## EXERCISE PROMPT
Set down the records once more, please, exactly and with the pictures left out.

## RECORDS PROVIDED

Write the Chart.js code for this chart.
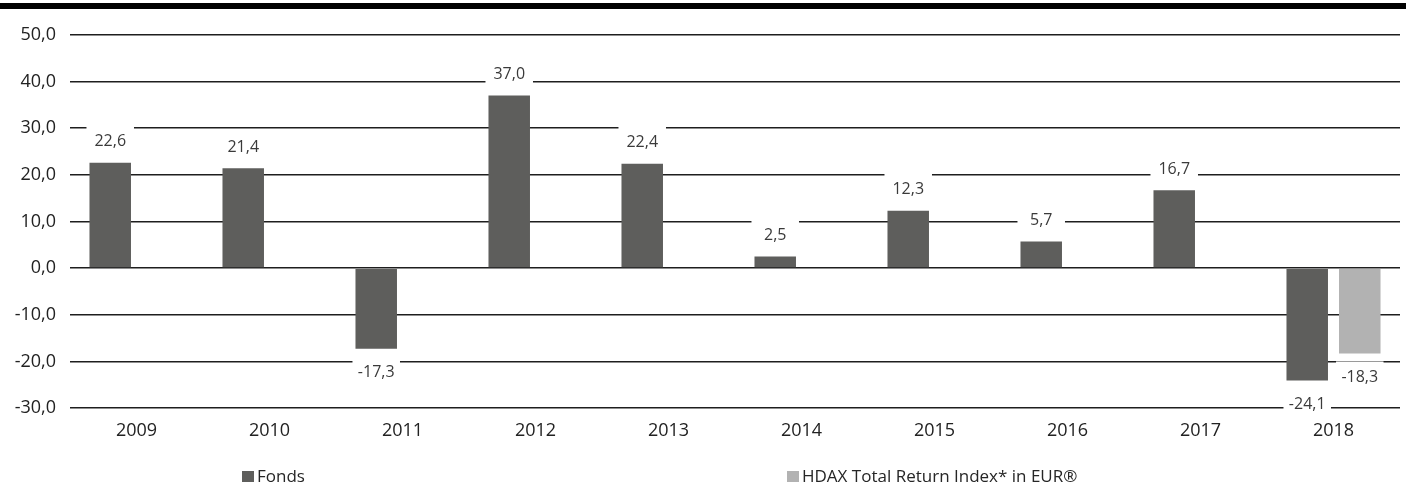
<!DOCTYPE html>
<html>
<head>
<meta charset="utf-8">
<script src="https://cdn.jsdelivr.net/npm/chart.js@4/dist/chart.umd.min.js"></script>
<style>
  html,body{margin:0;padding:0;background:#fff;}
  #wrap{position:relative;width:1406px;height:488px;overflow:hidden;}
  #topbar{position:absolute;left:0;top:3px;width:1406px;height:6px;background:#000;}
  canvas{position:absolute;left:0;top:0;}
  .leg{position:absolute;top:465px;font-family:"Open Sans",sans-serif;font-size:17px;color:#262626;line-height:22px;white-space:nowrap;}
  .leg span.sw{display:inline-block;width:12px;height:11px;margin-right:3px;vertical-align:0px;}
</style>
</head>
<body>
<div id="wrap">
  <canvas id="c" width="1406" height="488"></canvas>
  <div id="topbar"></div>
  <div class="leg" style="left:242px;"><span class="sw" style="background:#5e5e5c"></span>Fonds</div>
  <div class="leg" style="left:787px;"><span class="sw" style="background:#b2b2b2"></span>HDAX Total Return Index* in EUR®</div>
</div>
<script>
const categories = ["2009","2010","2011","2012","2013","2014","2015","2016","2017","2018"];
const fondsValues = [22.6, 21.4, -17.3, 37.0, 22.4, 2.5, 12.3, 5.7, 16.7, -24.1];
const hdaxValues = [null, null, null, null, null, null, null, null, null, -18.3];
const seriesNames = ["Fonds", "HDAX Total Return Index* in EUR®"];

const fmt = v => v.toFixed(1).replace('.', ',');

const labelPlugin = {
  id: 'valueLabels',
  afterDatasetsDraw(chart) {
    const ctx = chart.ctx;
    ctx.save();
    ctx.font = '16px "Open Sans", sans-serif';
    ctx.textAlign = 'center';
    ctx.textBaseline = 'middle';
    chart.data.datasets.forEach((ds, di) => {
      const meta = chart.getDatasetMeta(di);
      meta.data.forEach((bar, i) => {
        const v = ds.data[i];
        if (v === null || v === undefined) return;
        const w = bar.width;
        const cy = v >= 0 ? bar.y - 21 : bar.y + 24;
        ctx.fillStyle = '#ffffff';
        ctx.fillRect(bar.x - w / 2 - 3, cy - 16, w + 6, 26);
        ctx.fillStyle = '#3a3a3a';
        ctx.fillText(fmt(v), bar.x, cy);
      });
    });
    ctx.restore();
  }
};

new Chart(document.getElementById('c'), {
  type: 'bar',
  data: {
    labels: categories,
    datasets: [
      { label: seriesNames[0], data: fondsValues, backgroundColor: '#5e5e5c', borderWidth: 0,
        categoryPercentage: 0.79, barPercentage: 0.79 },
      { label: seriesNames[1], data: hdaxValues, backgroundColor: '#b2b2b2', borderWidth: 0,
        categoryPercentage: 0.79, barPercentage: 0.79 }
    ]
  },
  options: {
    responsive: false,
    animation: false,
    devicePixelRatio: 1,
    layout: { padding: { top: 35, right: 6, left: 0, bottom: 0 } },
    plugins: { legend: { display: false }, tooltip: { enabled: false } },
    scales: {
      x: {
        grid: { display: false, drawTicks: false },
        border: { display: false },
        ticks: { color: '#222', font: { family: '"Open Sans", sans-serif', size: 18 }, padding: 12, maxRotation: 0 },
        afterFit(s) { s.height = 80; }
      },
      y: {
        min: -30, max: 50,
        grid: { color: '#1e1e1e', lineWidth: 1.6, drawTicks: false },
        border: { display: false },
        ticks: { stepSize: 10, color: '#222', font: { family: '"Open Sans", sans-serif', size: 18 }, padding: 14,
                 callback: v => fmt(v) },
        afterFit(s) { s.width = 70; }
      }
    }
  },
  plugins: [labelPlugin]
});
</script>
</body>
</html>
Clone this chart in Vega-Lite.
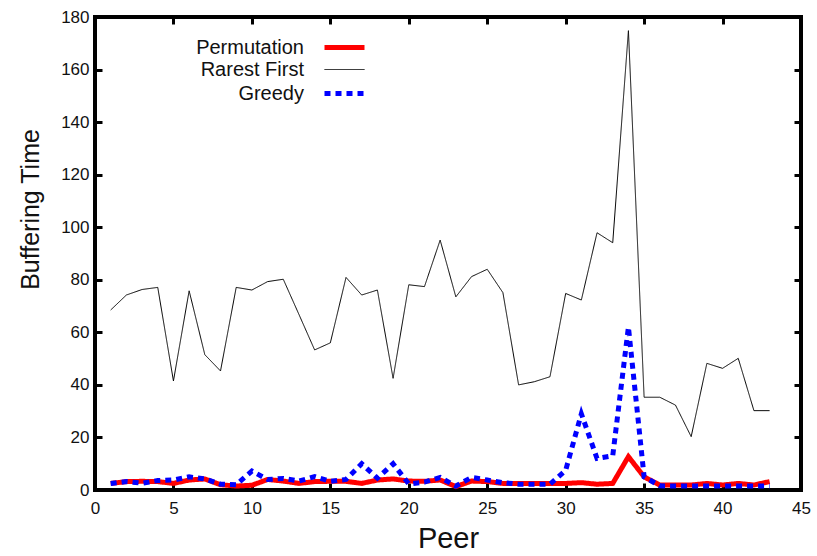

## CORRECT RESULT
Write the Chart.js code for this chart.
<!DOCTYPE html>
<html>
<head>
<meta charset="utf-8">
<script src="https://cdn.jsdelivr.net/npm/chart.js@4/dist/chart.umd.min.js"></script>
<style>
  html,body{margin:0;padding:0;background:#fff;}
  #wrap{position:relative;width:1406px;height:488px;overflow:hidden;}
  #topbar{position:absolute;left:0;top:3px;width:1406px;height:6px;background:#000;}
  canvas{position:absolute;left:0;top:0;}
  .leg{position:absolute;top:465px;font-family:"Open Sans",sans-serif;font-size:17px;color:#262626;line-height:22px;white-space:nowrap;}
  .leg span.sw{display:inline-block;width:12px;height:11px;margin-right:3px;vertical-align:0px;}
</style>
</head>
<body>
<div id="wrap">
  <canvas id="c" width="1406" height="488"></canvas>
  <div id="topbar"></div>
  <div class="leg" style="left:242px;"><span class="sw" style="background:#5e5e5c"></span>Fonds</div>
  <div class="leg" style="left:787px;"><span class="sw" style="background:#b2b2b2"></span>HDAX Total Return Index* in EUR®</div>
</div>
<script>
const categories = ["2009","2010","2011","2012","2013","2014","2015","2016","2017","2018"];
const fondsValues = [22.6, 21.4, -17.3, 37.0, 22.4, 2.5, 12.3, 5.7, 16.7, -24.1];
const hdaxValues = [null, null, null, null, null, null, null, null, null, -18.3];
const seriesNames = ["Fonds", "HDAX Total Return Index* in EUR®"];

const fmt = v => v.toFixed(1).replace('.', ',');

const labelPlugin = {
  id: 'valueLabels',
  afterDatasetsDraw(chart) {
    const ctx = chart.ctx;
    ctx.save();
    ctx.font = '16px "Open Sans", sans-serif';
    ctx.textAlign = 'center';
    ctx.textBaseline = 'middle';
    chart.data.datasets.forEach((ds, di) => {
      const meta = chart.getDatasetMeta(di);
      meta.data.forEach((bar, i) => {
        const v = ds.data[i];
        if (v === null || v === undefined) return;
        const w = bar.width;
        const cy = v >= 0 ? bar.y - 21 : bar.y + 24;
        ctx.fillStyle = '#ffffff';
        ctx.fillRect(bar.x - w / 2 - 3, cy - 16, w + 6, 26);
        ctx.fillStyle = '#3a3a3a';
        ctx.fillText(fmt(v), bar.x, cy);
      });
    });
    ctx.restore();
  }
};

new Chart(document.getElementById('c'), {
  type: 'bar',
  data: {
    labels: categories,
    datasets: [
      { label: seriesNames[0], data: fondsValues, backgroundColor: '#5e5e5c', borderWidth: 0,
        categoryPercentage: 0.79, barPercentage: 0.79 },
      { label: seriesNames[1], data: hdaxValues, backgroundColor: '#b2b2b2', borderWidth: 0,
        categoryPercentage: 0.79, barPercentage: 0.79 }
    ]
  },
  options: {
    responsive: false,
    animation: false,
    devicePixelRatio: 1,
    layout: { padding: { top: 35, right: 6, left: 0, bottom: 0 } },
    plugins: { legend: { display: false }, tooltip: { enabled: false } },
    scales: {
      x: {
        grid: { display: false, drawTicks: false },
        border: { display: false },
        ticks: { color: '#222', font: { family: '"Open Sans", sans-serif', size: 18 }, padding: 12, maxRotation: 0 },
        afterFit(s) { s.height = 80; }
      },
      y: {
        min: -30, max: 50,
        grid: { color: '#1e1e1e', lineWidth: 1.6, drawTicks: false },
        border: { display: false },
        ticks: { stepSize: 10, color: '#222', font: { family: '"Open Sans", sans-serif', size: 18 }, padding: 14,
                 callback: v => fmt(v) },
        afterFit(s) { s.width = 70; }
      }
    }
  },
  plugins: [labelPlugin]
});
</script>
</body>
</html>
Clone this chart in Vega-Lite.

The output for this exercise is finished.